What You Need vs. What You Want and How to Tell the Difference
"But Mo-om, I want it!" How many times have you heard that in the grocery store, or the toy store, or anywhere else, for that matter? Probably more than you can count. And what do you think when you hear it? That poor parent? Or, thank God that's not me anymore! Or, What is wrong with that child? Most of us go on our way, relieved for some reason. It's not our kid, it's not us, and we don't have to deal with it.
Or don't we? The truth is that, as adults, there are times when we keep ourselves from throwing these sorts of tantrums by buying something we don't need. We see an item, feel the same desperate need that child felt, and assuage our own feelings by buying the item. We have the power to do that for ourselves as adults. But these are the purchase we often feel guilty about, and one of the main ways to get rid of the guilt is to find a way to classify that purchase as something we do need. Actually, we can do this any time we regret a purchase. (See also: 9 Simple Ways to Stop Imipulse Buying)
So it's time for all of us (and I include myself in this) to grow up, time to stop looking like adults on the outside but acting like chidren on the inside. To do this, we must learn to distinguish between what we need, what we need in certain conditions, and what we want.
These are the obvious things that every person needs to stay alive. I include food, water, shelter, and not much else in this category. These are the things without which we would not be alive. You'll notice that I don't include a certain kind of food or shelter here.

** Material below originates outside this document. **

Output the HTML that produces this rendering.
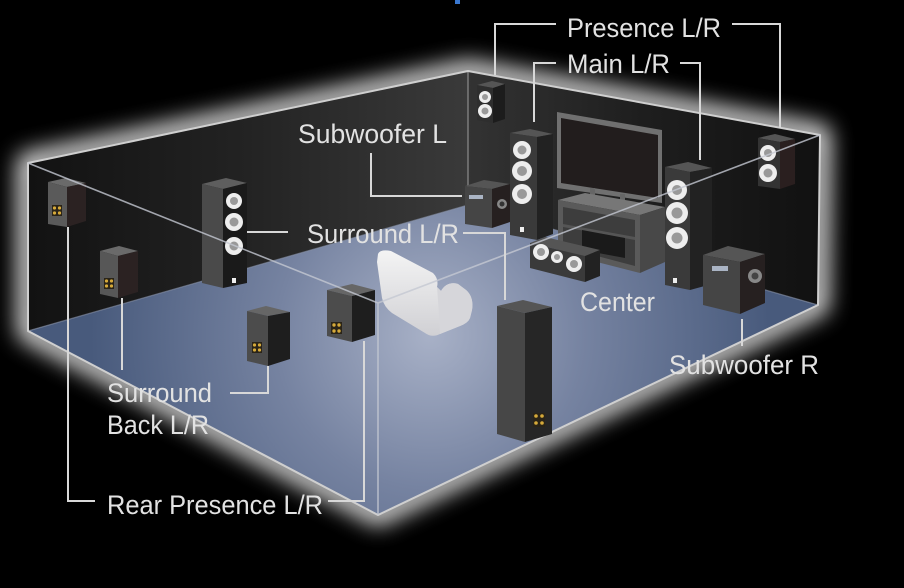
<!DOCTYPE html>
<html><head><meta charset="utf-8">
<style>
html,body{margin:0;padding:0;background:#000;}
svg{display:block;}
text{font-family:"Liberation Sans",sans-serif;fill:#e2e2e2;font-size:27px;}
</style></head><body>
<svg width="904" height="588" viewBox="0 0 904 588" xmlns="http://www.w3.org/2000/svg">
<defs>
<filter id="glow" x="-20%" y="-30%" width="140%" height="160%"><feGaussianBlur stdDeviation="11"/></filter>
<linearGradient id="lw" x1="28" y1="0" x2="468" y2="0" gradientUnits="userSpaceOnUse">
 <stop offset="0" stop-color="#121212"/><stop offset="0.5" stop-color="#232323"/><stop offset="1" stop-color="#3a3a3a"/>
</linearGradient>
<linearGradient id="bw" x1="468" y1="0" x2="818" y2="0" gradientUnits="userSpaceOnUse">
 <stop offset="0" stop-color="#333"/><stop offset="0.5" stop-color="#1e1e1e"/><stop offset="1" stop-color="#111"/>
</linearGradient>
<radialGradient id="fl" cx="430" cy="335" r="340" gradientUnits="userSpaceOnUse">
 <stop offset="0" stop-color="#a8b1c7"/><stop offset="0.45" stop-color="#7683a1"/><stop offset="1" stop-color="#485a7c"/>
</radialGradient>
<linearGradient id="couch" x1="0" y1="250" x2="0" y2="336" gradientUnits="userSpaceOnUse">
 <stop offset="0" stop-color="#f4f4f4"/><stop offset="1" stop-color="#d0d0d4"/>
</linearGradient>
</defs>
<rect width="904" height="588" fill="#000"/>
<rect x="455" y="0" width="5" height="4" fill="#3a78d0"/>

<!-- glow -->
<polygon points="28,163 468,71 820,135 818,305 378,515 28,331" fill="none" stroke="#fff" stroke-width="22" stroke-linejoin="round" filter="url(#glow)" opacity="0.85"/>

<!-- walls & floor -->
<polygon points="28,163 468,71 468,205 28,331" fill="url(#lw)"/>
<polygon points="468,71 820,135 818,305 468,205" fill="url(#bw)"/>
<polygon points="28,331 468,205 818,305 378,515" fill="url(#fl)"/>
<line x1="468" y1="71" x2="468" y2="205" stroke="#9a9a9a" stroke-width="1.5" opacity="0.7"/>
<polyline points="28,331 468,205 818,305" fill="none" stroke="#8a94aa" stroke-width="1.2" opacity="0.6"/>

<!-- outer edges -->
<polygon points="28,163 468,71 820,135 818,305 378,515 28,331" fill="none" stroke="#cfcfcf" stroke-width="2" stroke-linejoin="round"/>

<!-- Presence L -->
<polygon points="477,85 492,81 505,84 493,88" fill="#555"/>
<polygon points="477,85 493,88 493,123 477,120" fill="#2e2e2e"/>
<polygon points="493,88 505,84 505,119 493,123" fill="#1c1c1c"/>
<circle cx="485" cy="97" r="6" fill="#eee"/><circle cx="485" cy="97" r="3" fill="#999"/>
<circle cx="485" cy="111" r="7" fill="#eee"/><circle cx="485" cy="111" r="3.5" fill="#999"/>

<!-- Presence R -->
<polygon points="758,138 775,134 795,139 780,142" fill="#555"/>
<polygon points="758,138 780,142 780,189 758,186" fill="#333"/>
<polygon points="780,142 795,139 795,184 780,189" fill="#2a1f1f"/>
<circle cx="768" cy="153" r="8" fill="#eee"/><circle cx="768" cy="153" r="4" fill="#999"/>
<circle cx="768" cy="173" r="9" fill="#eee"/><circle cx="768" cy="173" r="4.5" fill="#999"/>

<!-- TV -->
<polygon points="557,112 662,130 662,203 557,188" fill="#707070"/>
<polygon points="561,118 658,135 658,198 561,183" fill="#221d1d"/>
<rect x="590" y="188" width="5" height="10" fill="#666"/>
<rect x="620" y="194" width="5" height="10" fill="#666"/>

<!-- Cabinet -->
<polygon points="558,200 585,193 665,207 640,215" fill="#777"/>
<polygon points="558,200 640,215 640,273 558,252" fill="#5a5a5a"/>
<polygon points="563,207 635,220 635,266 563,247" fill="#3d3d3d"/>
<polygon points="563,224 635,237 635,240 563,227" fill="#555"/>
<polygon points="582,230 625,238 625,258 582,250" fill="#1a1a1a"/>
<polygon points="640,215 665,207 665,262 640,273" fill="#484848"/>

<!-- Sub L -->
<polygon points="465,186 484,180 510,184 492,189" fill="#555"/>
<polygon points="465,186 492,189 492,228 465,224" fill="#454545"/>
<polygon points="492,189 510,184 510,222 492,228" fill="#262020"/>
<rect x="469" y="195" width="14" height="4" fill="#aab4c4"/>
<circle cx="502" cy="204" r="5" fill="#888"/><circle cx="502" cy="204" r="2.5" fill="#333"/>

<!-- Main L -->
<polygon points="510,133 530,129 553,134 537,137" fill="#555"/>
<polygon points="510,133 537,137 537,240 510,235" fill="#3a3a3a"/>
<polygon points="537,137 553,134 553,234 537,240" fill="#222"/>
<circle cx="522" cy="150" r="9" fill="#eee"/><circle cx="522" cy="150" r="4.5" fill="#999"/>
<circle cx="522" cy="171" r="10" fill="#eee"/><circle cx="522" cy="171" r="5" fill="#999"/>
<circle cx="522" cy="194" r="10" fill="#eee"/><circle cx="522" cy="194" r="5" fill="#999"/>
<rect x="520" y="227" width="4" height="5" fill="#eee"/>

<!-- Center -->
<polygon points="530,243 545,237 600,250 585,256" fill="#555"/>
<polygon points="530,243 585,256 585,282 530,268" fill="#3a3a3a"/>
<polygon points="585,256 600,250 600,276 585,282" fill="#222"/>
<circle cx="541" cy="252" r="8" fill="#eee"/><circle cx="541" cy="252" r="4" fill="#999"/>
<circle cx="557" cy="257" r="6" fill="#eee"/><circle cx="557" cy="257" r="3" fill="#999"/>
<circle cx="574" cy="264" r="8" fill="#eee"/><circle cx="574" cy="264" r="4" fill="#999"/>

<!-- Main R -->
<polygon points="665,167 688,162 712,168 690,172" fill="#555"/>
<polygon points="665,167 690,172 690,290 665,285" fill="#3a3a3a"/>
<polygon points="690,172 712,168 712,284 690,290" fill="#222"/>
<circle cx="677" cy="190" r="10" fill="#eee"/><circle cx="677" cy="190" r="5" fill="#999"/>
<circle cx="677" cy="213" r="11" fill="#eee"/><circle cx="677" cy="213" r="5.5" fill="#999"/>
<circle cx="677" cy="238" r="11" fill="#eee"/><circle cx="677" cy="238" r="5.5" fill="#999"/>
<rect x="673" y="278" width="4" height="5" fill="#eee"/>

<!-- Sub R -->
<polygon points="703,255 728,246 765,254 740,262" fill="#555"/>
<polygon points="703,255 740,262 740,314 703,305" fill="#454545"/>
<polygon points="740,262 765,254 765,303 740,314" fill="#262020"/>
<rect x="712" y="266" width="16" height="5" fill="#aab4c4"/>
<circle cx="755" cy="276" r="7" fill="#888"/><circle cx="755" cy="276" r="3.5" fill="#444"/>

<!-- Rear Presence L -->
<polygon points="48,182 66,178 86,183 67,187" fill="#6a6a6a"/>
<polygon points="48,182 67,187 67,227 48,224" fill="#5a5a5a"/>
<polygon points="67,187 86,183 86,221 67,227" fill="#2b2222"/>
<rect x="52" y="205" width="10" height="11" fill="#2a2418"/>
<circle cx="54.5" cy="208" r="1.6" fill="#d6aa3a"/><circle cx="59.5" cy="208" r="1.6" fill="#d6aa3a"/>
<circle cx="54.5" cy="213" r="1.6" fill="#d6aa3a"/><circle cx="59.5" cy="213" r="1.6" fill="#d6aa3a"/>

<!-- Surround Back L -->
<polygon points="100,251 119,246 138,251 118,256" fill="#6a6a6a"/>
<polygon points="100,251 118,256 118,298 100,294" fill="#575757"/>
<polygon points="118,256 138,251 138,292 118,298" fill="#2b2222"/>
<rect x="104" y="278" width="10" height="11" fill="#2a2418"/>
<circle cx="106.5" cy="281" r="1.6" fill="#d6aa3a"/><circle cx="111.5" cy="281" r="1.6" fill="#d6aa3a"/>
<circle cx="106.5" cy="286" r="1.6" fill="#d6aa3a"/><circle cx="111.5" cy="286" r="1.6" fill="#d6aa3a"/>

<!-- Surround L tower -->
<polygon points="202,184 226,178 247,183 223,189" fill="#5e5e5e"/>
<polygon points="202,184 223,189 223,288 202,283" fill="#4a4a4a"/>
<polygon points="223,189 247,183 247,283 223,288" fill="#1a1a1a"/>
<circle cx="234" cy="201" r="8" fill="#eee"/><circle cx="234" cy="201" r="4" fill="#999"/>
<circle cx="234" cy="222" r="9" fill="#eee"/><circle cx="234" cy="222" r="4.5" fill="#999"/>
<circle cx="234" cy="246" r="9" fill="#eee"/><circle cx="234" cy="246" r="4.5" fill="#999"/>
<rect x="232" y="278" width="4" height="5" fill="#eee"/>

<!-- Couch -->
<path d="M378,254 Q380,249 391,251 L433,273 Q439,279 437,287 L441,291 Q447,281 458,284 L466,290 Q474,297 472,310 L470,318 Q468,323 460,326 L440,334 Q432,338 425,333 L392,313 Q384,307 382,298 L377,262 Z" fill="url(#couch)"/>
<path d="M437,287 L441,291 Q447,281 458,284 L466,290 Q474,297 472,310 L470,318 Q468,323 460,326 L440,334 L438,300 Z" fill="#d6d6da"/>

<!-- Surround Back R -->
<polygon points="247,311 266,306 290,312 268,316" fill="#666"/>
<polygon points="247,311 268,316 268,366 247,361" fill="#4c4c4c"/>
<polygon points="268,316 290,312 290,359 268,366" fill="#1e1e1e"/>
<rect x="252" y="342" width="10" height="11" fill="#2a2418"/>
<circle cx="254.5" cy="345" r="1.6" fill="#d6aa3a"/><circle cx="259.5" cy="345" r="1.6" fill="#d6aa3a"/>
<circle cx="254.5" cy="350" r="1.6" fill="#d6aa3a"/><circle cx="259.5" cy="350" r="1.6" fill="#d6aa3a"/>

<!-- Rear Presence R -->
<polygon points="327,290 352,284 375,290 352,296" fill="#666"/>
<polygon points="327,290 352,296 352,342 327,336" fill="#4c4c4c"/>
<polygon points="352,296 375,290 375,335 352,342" fill="#1e1e1e"/>
<rect x="331" y="322" width="11" height="12" fill="#2a2418"/>
<circle cx="334" cy="325" r="1.7" fill="#d6aa3a"/><circle cx="339" cy="325" r="1.7" fill="#d6aa3a"/>
<circle cx="334" cy="331" r="1.7" fill="#d6aa3a"/><circle cx="339" cy="331" r="1.7" fill="#d6aa3a"/>

<!-- Surround R tower -->
<polygon points="497,306 523,300 552,307 525,313" fill="#555"/>
<polygon points="497,306 525,313 525,442 497,434" fill="#474747"/>
<polygon points="525,313 552,307 552,434 525,442" fill="#262626"/>
<rect x="533" y="413" width="12" height="14" fill="#2a2418"/>
<circle cx="536" cy="416" r="1.8" fill="#d6aa3a"/><circle cx="542" cy="416" r="1.8" fill="#d6aa3a"/>
<circle cx="536" cy="423" r="1.8" fill="#d6aa3a"/><circle cx="542" cy="423" r="1.8" fill="#d6aa3a"/>

<!-- transparent room edges -->
<g stroke="#c4c8d2" stroke-width="1.6" opacity="0.8" fill="none">
<line x1="28" y1="163" x2="378" y2="303"/>
<line x1="820" y1="135" x2="378" y2="303"/>
<line x1="378" y1="303" x2="378" y2="515"/>
</g>

<!-- connectors -->
<g stroke="#d8d8d8" stroke-width="2" fill="none">
<polyline points="495,75 495,24 556,24"/>
<polyline points="732,24 780,24 780,128"/>
<polyline points="534,122 534,63 556,63"/>
<polyline points="680,63 700,63 700,160"/>
<polyline points="371,153 371,196 462,196"/>
<line x1="247" y1="232" x2="288" y2="232"/>
<polyline points="463,233 505,233 505,300"/>
<line x1="742" y1="319" x2="742" y2="346"/>
<line x1="122" y1="298" x2="122" y2="370"/>
<polyline points="230,393 268,393 268,366"/>
<polyline points="68,227 68,501 95,501"/>
<polyline points="328,501 364,501 364,341"/>
</g>

<!-- labels -->
<text x="567" y="37" textLength="154" lengthAdjust="spacingAndGlyphs">Presence L/R</text>
<text x="567" y="73" textLength="103" lengthAdjust="spacingAndGlyphs">Main L/R</text>
<text x="298" y="143" textLength="149" lengthAdjust="spacingAndGlyphs">Subwoofer L</text>
<text x="307" y="243" textLength="152" lengthAdjust="spacingAndGlyphs">Surround L/R</text>
<text x="580" y="311" textLength="75" lengthAdjust="spacingAndGlyphs">Center</text>
<text x="669" y="374" textLength="150" lengthAdjust="spacingAndGlyphs">Subwoofer R</text>
<text x="107" y="402" textLength="105" lengthAdjust="spacingAndGlyphs">Surround</text>
<text x="107" y="434" textLength="102" lengthAdjust="spacingAndGlyphs">Back L/R</text>
<text x="107" y="514" textLength="216" lengthAdjust="spacingAndGlyphs">Rear Presence L/R</text>
</svg>
</body></html>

If you're in a truly desperate situation, spending what money you have on the best food, water, and shelter that you can makes the most sense. If you're in less desperate circumstances, it's up to you to determine what sort of these things would be best for you, on your budget, etc.
Slightly Less Necessary Needs
We each have our own circumstances that dictate some other needs. For instance, in order to keep my job, I need reliable transportation. Since public transport is wretched where I live, that means I need to have a vehicle. Since I don't have a motorcycle license, it means I need to have a car. It doesn't have to be the nicest car, or in the best repair, but it does need to work consistently. I also need a few items of a certain type of clothing, because if I don't dress a particular way, I will lose my job. These aren't basic needs, but they are things that I need in order to be a responsible adult in my life as it currently is. Stay-at-home parents will have these sorts of needs, but theirs will be different than mine. It requires a certain level of maturity to determine what these needs are, but this develops over time and as we put in the effort. (See also: 5 Ways to Snag Budget-Friendly Business Clothes)
Everything else is a want. Read that again. Everything (every single, little, tiny thing) is a want. They're not needs. Now, there are levels of wants. Some are much nearer to needs than others. For instance, I want a new computer. I could tell you that I need it to do my writing, but that would be a lie. I have a computer that's not dead yet. And if it dies, there are other computers I can use with enough ease that a new machine is not necessary for me to do my job. But a new computer would help. For instance, it would be faster, which would mean that I could do more work in less time. It would also have a must lower chance of crashing, which would mean that my work would be safer, which would also help me immensely. So there are aspects of a new computer that would aid me in legitimate ways. So a computer might be closer to a need for me than, say, that library of GK Chesterton's work that I've been eyeing, or the several new pairs of boots that I know I would enjoy.
It's hard to transition into thinking this way. I know; I've been working on it for months know. It requires us to be ruthless with ourselves, to tell ourselves the truth, no matter how much we don't want to hear it. It requires us to say NO! when we really want to say YES!, and it requires us to value skills that some people don't develop over an entire lifetime. However, in a world where we're constantly bombarded by advertisement, by people telling us what we do and do not need, this ruthlessness is essential to our financial survival. We must constantly evaluate what we see, hear, and even what we think, because only then will we have money to save and complete honesty with ourselves.